What do you think, readers? Please share your thoughts in the comments!
The Tidbit
I like Fatboy Slim’s remix of the classic Stones song, not least because the images in the video remind us that we have bigger problems to worry about than mouthy middle-aged women. Enjoy!
For the life of me I don’t understand why people have so much trouble with my name. It is pronounced exactly the way it’s spelled and has no phonemes that might be difficult for a native speaker of English to pronounce. Say it with me: MAR-ee. See? Easy peasy!
Another gripe: It should go without saying that it’s not just women who sic the police on innocent people of color, but somehow we’ve never come up with a similar slur for men who engage in this odious practice.
Beneath my picture in the yearbook one year was the sobriquet “Grading Machine.”
I didn’t say “Forget it” and walk out, because at the time I was living in the grad-school poverty pit, and I genuinely couldn’t spare that $10. Besides, I was embarrassed by the accusation and wanted to be vindicated in front of all the people watching.
I think this was the issue with the liquor-store cashier. I’ll bet that in the past her boss had forced her to make up losses out of her own money, and she likely couldn’t spare that $10 any more than I could.
1. I’m pleased to have been pronouncing your name correctly in my mind!
2. Interesting post! Yes there’s always context. Even some of the Criminal Karens’ story is more complex, such as the story of Amy Cooper, the Central Park dog walker. She lost her job, her dog, was publicly made out to be a horrible person, was doxxed and had to go into hiding (from which she has not yet emerged I think). Turns out the “innocent black guy” she called 911 on is a guy who’s been in altercations with other dog-walkers, including other men, and the dog-walkers say he is menacing and threatening to people and their dogs. He got into a physical fight with at least one guy. He approached this woman in a deserted part of the park, was aggressive with her, and she perceived him as threatening her dog and she got scared. I’d be scared of any guy who’d done that set of behaviors, and it doesn’t matter if he was black or white. Then he turned on his phone, started recording, acted all meek (instead of just leaving the area) and the rest is history. It would have sounded like a made-up story, this weird Jekyll-Hyde guy threatening people’s dogs, except that he’s done it to a bunch of people and is locally famous for it.
So… sometimes even Criminal Karen has a context. I doubt if there are roving bands of middle-aged racist white women just trying to ruin someone’s day. There is no doubt a Truly Bad psychopathic joy-killing “Karen” somewhere, but her existence hardly deserves smearing a category of women.

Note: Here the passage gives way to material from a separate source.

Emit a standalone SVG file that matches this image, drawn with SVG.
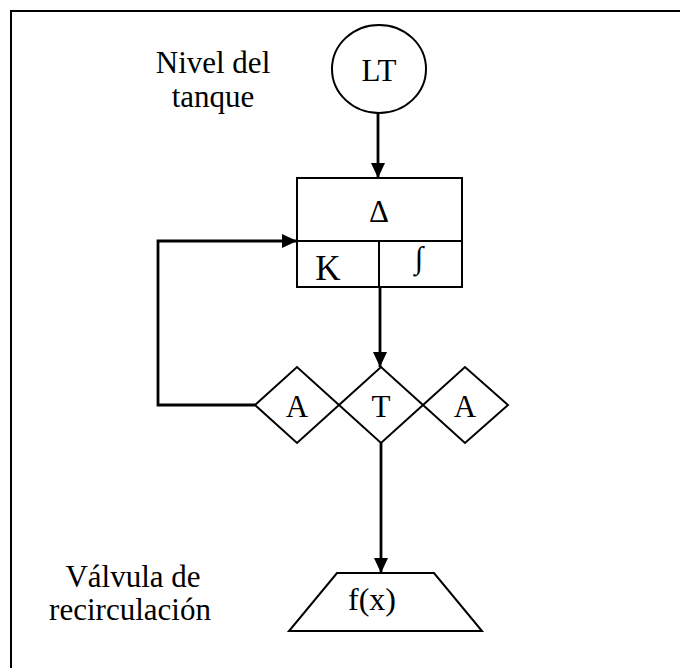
<svg xmlns="http://www.w3.org/2000/svg" width="680" height="668" viewBox="0 0 680 668">
<defs>
<marker id="ah" markerUnits="userSpaceOnUse" markerWidth="16" markerHeight="16" viewBox="0 0 16 16" refX="15" refY="8" orient="auto">
<path d="M0,1 L15,8 L0,15 Z" fill="#000"/>
</marker>
<style>
.shape{fill:#fff;stroke:#000;stroke-width:2}
.line{fill:none;stroke:#000;stroke-width:2.8}
.t{font-family:"Liberation Serif","Times New Roman",serif;font-size:31px;fill:#000}
.m{text-anchor:middle}
</style>
</defs>
<rect width="680" height="668" fill="#fff"/>
<g id="frame"><path d="M11,668 L11,11 L680,11" fill="none" stroke="#000" stroke-width="2"/></g>
<g id="connectors">
<line class="line" x1="378" y1="113" x2="378" y2="178" marker-end="url(#ah)"/>
<line class="line" x1="380" y1="287" x2="380" y2="367" marker-end="url(#ah)"/>
<line class="line" x1="381" y1="443" x2="381" y2="573" marker-end="url(#ah)"/>
<polyline class="line" points="255,405 158,405 158,241 297,241" marker-end="url(#ah)"/>
</g>
<g id="label-nivel"><text class="t m" x="213" y="73">Nivel del</text><text class="t m" x="213" y="107">tanque</text></g>
<g id="node-LT"><ellipse class="shape" cx="379" cy="69" rx="47" ry="44"/><text class="t m" x="379" y="81">LT</text></g>
<g id="node-controller">
<rect class="shape" x="297" y="178" width="165" height="109"/>
<line class="shape" x1="297" y1="241" x2="462" y2="241"/>
<line class="shape" x1="379" y1="241" x2="379" y2="287"/>
<text class="t m" x="379" y="222">Δ</text>
<text class="t m" x="328" y="280" style="font-size:35px">K</text>
<text class="t m" x="419" y="268">∫</text>
</g>
<g id="node-A-left"><polygon class="shape" points="255,405 297,367 339,405 297,443"/><text class="t m" x="297" y="417">A</text></g>
<g id="node-T"><polygon class="shape" points="339,405 381,367 423,405 381,443"/><text class="t m" x="381" y="417">T</text></g>
<g id="node-A-right"><polygon class="shape" points="423,405 465,367 508,405 465,443"/><text class="t m" x="465" y="417">A</text></g>
<g id="node-valve"><polygon class="shape" points="337,573 434,573 482,631 289,631"/><text class="t m" x="372" y="610" style="font-size:32px">f(x)</text></g>
<g id="label-valvula"><text class="t m" x="133" y="587">Válvula de</text><text class="t m" x="130" y="620">recirculación</text></g>
</svg>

I have some Grouchy Internet Feminist feelings about the Karen phenomenon - as you say, we don't have an equivalent term for a snippy, entitled man in a customer service interaction, but those certainly exist. My wife works a customer service job, and it turns out demanding to speak to the manager is gender-neutral.
I appreciate your point about contextualizing the Karen, and looking at what else is going on in her day and her life before judging her. The moment a woman does something we don't like, she somehow ceases to be herself and immediately becomes a meme-ified version of *every* woman who does something we don't like. There's something a bit dehumanizing about it, if that isn't too dramatic a term-- the immediate cultural punishment for a woman who makes a fuss is to be turned into a kind of platonic ideal of petty bitchiness.